Joubert, the conductor and referee, tells the forwards to ‘get into line-outs quicker’. Both teams are trying to impose their own rhythms on the game: France slow; Wales fast. But Joubert is trying to ensure it flows too. This is, after all, entertainment as well as sport, business as well as a game.

Sam rises at the tail of the line-out to win clean ball for Mike.

Down the line Jon straightens the Welsh attack. The second-phase ball is passed to Leigh, running in from deep. He looks dangerous until a massive hit from Fofana picks him off both feet and knocks him to the ground. The crowd accompany the hit with a stadium-wide expression of empathetic pain.

*

‘Your body almost shorts out,’ is how Ryan explains being on the end of a hit like that. ‘You have that white-flash moment, when you don’t know if you’ve hurt yourself or not. You go through a checklist.

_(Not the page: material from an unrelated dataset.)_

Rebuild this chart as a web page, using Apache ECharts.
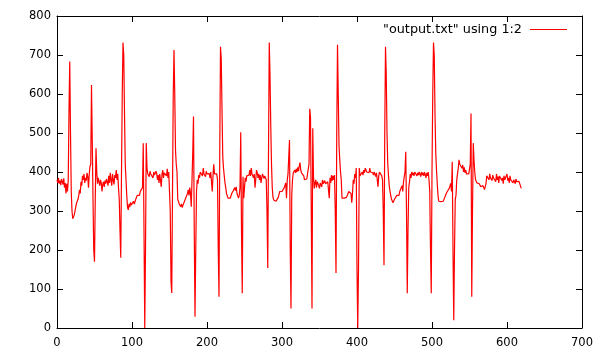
<!DOCTYPE html>
<html>
<head>
<meta charset="utf-8">
<script src="https://cdn.jsdelivr.net/npm/echarts@6/dist/echarts.min.js"></script>
<style>html,body{margin:0;padding:0;background:#fff}#c{width:600px;height:360px}</style>
</head>
<body>
<div id="c"></div>
<script>
// Signal samples, column 2 of output.txt; column 1 is the sample index (0,1,2,...)
const seg0 = [380,372,385,370,378,366,382,375,368,384, 360,372,345,370,350,380,560,683,500,350,
  300,280,277,290,300,310,320,318,330,340, 354,345,375,365,390,380,395,372,385,378,
  398,388,360,395,414,420,623,480,330,200, 170,330,461,400,370,385,375,365,380,372,
  350,368,375,362,378,370,382,375,365,390, 372,398,380,365,395,380,368,392,385,405,
  380,395,360,330,250,180,400,600,732,700, 550,420,380,340,310,303,318,310,322,315];
const seg1 = [320,312,325,318,322,330,325,340,335,345, 340,350,355,345,360,474,250,0,200,474,
  410,395,400,388,402,395,390,398,385,400, 392,388,402,395,380,392,372,395,390,362,
  395,405,385,398,395,400,390,408,385,400, 395,300,120,90,350,600,713,600,456,420,
  400,330,324,318,315,311,318,309,315,310, 325,320,335,330,345,354,340,360,345,311,
  380,450,542,250,29,200,350,380,370,392, 385,400,395,405,390,410,395,400,388,402];
const seg2 = [395,398,390,396,385,400,395,350,390,420, 395,400,390,395,380,200,80,450,721,690,
  560,440,410,390,372,360,345,340,333,333, 336,333,338,345,340,352,348,360,352,362,
  345,340,333,340,360,502,250,89,388,333, 360,385,375,390,385,395,392,405,390,410,
  395,400,385,395,360,380,405,398,385,395, 380,392,372,385,395,390,383,390,395,380,
  300,154,450,732,650,520,420,360,335,328, 326,328,325,330,328,335,340,350,345,355];
const seg3 = [350,355,348,360,362,372,333,380,395,400, 482,200,50,341,380,398,395,405,398,408,
  400,412,402,415,424,405,398,402,395,390, 380,385,378,382,380,385,420,562,540,300,
  50,512,388,358,372,380,360,375,370,365, 358,372,368,362,380,370,372,378,370,372,
  368,375,380,333,385,372,392,378,390,380, 392,300,141,500,726,600,470,431,401,380,
  333,333,333,333,333,333,335,333,338,350, 345,352,345,321,345,380,370,395,385,410];
const seg4 = [150,0,150,410,390,395,388,400,392,405, 398,410,414,400,395,405,398,410,400,395,
  405,398,392,400,395,388,398,380,362,390, 400,395,405,390,380,300,161,500,721,650,
  500,422,390,365,350,340,330,325,321,325, 330,335,330,340,335,345,340,350,345,354,
  365,350,375,388,400,452,300,89,250,360, 375,395,385,400,392,398,390,400,395,402,
  390,398,392,400,395,388,400,392,398,390, 400,395,385,398,390,400,380,350,200,89];
const seg5 = [400,600,732,700,550,450,405,370,340,325, 321,321,324,321,322,325,328,335,340,345,
  350,352,354,358,362,371,350,426,200,20, 200,330,340,380,395,410,431,420,415,422,
  410,418,400,412,398,405,395,400,390,395, 400,420,550,80,300,474,430,400,380,378,
  372,375,368,370,365,362,362,360,365,360, 355,350,370,390,385,392,380,395,385,390,
  378,392,385,380,390,375,395,380,388,372, 390,385,395,378,385,370,390,380,375,385];
const seg6 = [395,378,385,372,390,380,375,385,372,380, 378,370,382,375,378,380,376,378,372,358];

const signal = [].concat(seg0, seg1, seg2, seg3, seg4, seg5, seg6);
const seriesName = '"output.txt" using 1:2';
const xTicks = {min: 0, max: 700, interval: 100};
const yTicks = {min: 0, max: 800, interval: 100};

const chart = echarts.init(document.getElementById('c'), null, {renderer: 'canvas'});
const font = 'DejaVu Sans';
const axisCommon = {
  axisLine: {show: true, onZero: false, lineStyle: {color: '#000', width: 1}},
  axisTick: {show: true, inside: true, length: 6, lineStyle: {color: '#000'}},
  splitLine: {show: false},
};
chart.setOption({
  animation: false,
  backgroundColor: '#fff',
  grid: {left: 57, right: 18, top: 16, bottom: 32, containLabel: false},
  legend: {
    data: [{name: seriesName, icon: 'rect'}],
    right: 33, top: 23, padding: 0,
    align: 'right',
    itemWidth: 37, itemHeight: 1,
    textStyle: {color: '#000', fontFamily: font, fontSize: 12.8, padding: [0, 3, 0, 0]},
    selectedMode: false
  },
  xAxis: [
    Object.assign({type: 'value', position: 'bottom', min: xTicks.min, max: xTicks.max, interval: xTicks.interval,
      axisLabel: {color: '#000', fontFamily: font, fontSize: 11.5, margin: 9}}, axisCommon),
    Object.assign({type: 'value', position: 'top', min: xTicks.min, max: xTicks.max, interval: xTicks.interval,
      axisLabel: {show: false}}, axisCommon)
  ],
  yAxis: [
    Object.assign({type: 'value', position: 'left', min: yTicks.min, max: yTicks.max, interval: yTicks.interval,
      axisLabel: {color: '#000', fontFamily: font, fontSize: 11.5, margin: 6}}, axisCommon),
    Object.assign({type: 'value', position: 'right', min: yTicks.min, max: yTicks.max, interval: yTicks.interval,
      axisLabel: {show: false}}, axisCommon)
  ],
  series: [{
    name: seriesName,
    type: 'line',
    xAxisIndex: 0, yAxisIndex: 0,
    showSymbol: false,
    symbol: 'none',
    clip: true,
    lineStyle: {color: '#ff0000', width: 1.2},
    itemStyle: {color: '#ff0000'},
    data: signal.map((v, i) => [i, v])
  }]
});
</script>
</body>
</html>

Fingers? Toes? Arms? Legs? Everyone’s carrying injuries, and you know you’re only one bump away from being finished.’

Such are the impacts of the modern game that players’ blood samples after an international have shown cortisol levels equivalent to being involved in a car crash at 30 mph.

*

Mike spins the ball from the breakdown of Leigh’s tackle to Rhys, who punts it high into the French twenty-two.

Yachvili is there again, under the ball, but this time with the eighteen and a half stone of Ianto bearing down on him. Catching the ball with Ianto just metres away, Yachvili shouts, ‘Mark!’ and like a spell the power is taken from his opponent’s run. Slowing before the French scrum-half, Ianto immediately turns his back and walks away from him.

And everywhere else on the field, too, the game is powered down by that single word, bringing each player’s intention to a sudden halt. If the suspended jumper in the line-out is the game’s pause button, then the call of ‘Mark’ is its reset switch.

Yachvili clears the ball into touch, the French defence having soaked up everything Wales can throw at them. And everyone knows, Welsh players and fans, that they still haven’t tried to attack. Like Muhammad Ali’s ‘
rope-a
-dope’, the French are letting the Welsh batter them. But are they just biding their time, or have they really lost the ability to counter against the giants of the Welsh backline?

17 mins

Alex cuts into the French line at an angle, making more progress than most, breaking a tackle and tying up four defenders as he scrambles forward. Mike takes on the attack himself but gets caught in the cluster of a maul, the red and blue bodies suddenly collapsing like the opening of a strange flower.

‘No boots!’ calls Joubert.

18 mins

In the whole game so far Wales have made four tackles. France have made twenty-nine.

Wales have completed forty-one passes. France just ten.

Wales have had 75 per cent of the territory.

But France still lead 3–0.

19 mins

A short move at the front of a French line-out unlocks a flurry of attack. Suddenly, they’re off the ropes. The Welsh defence shifts into gear. A charging Servat is taken down by George. Both Sam and Dan chop at the French attackers with sliding sweeps at their ankles. The squad have developed this style with Shaun, and it is stunning in its effect. Throughout this championship Dan,
particularly
, has made it his trademark, bringing attackers down with such suddenness that they often have no opportunity to offload the ball. Dan, meanwhile, free of his opponent’s fallen body, is often straight back on his feet, looking for the next threat to the line or jackal-ing at the breakdown for turnover ball. As Shaun understands, in modern rugby it’s more often a case of defence being the best form of attack, rather than the other way round.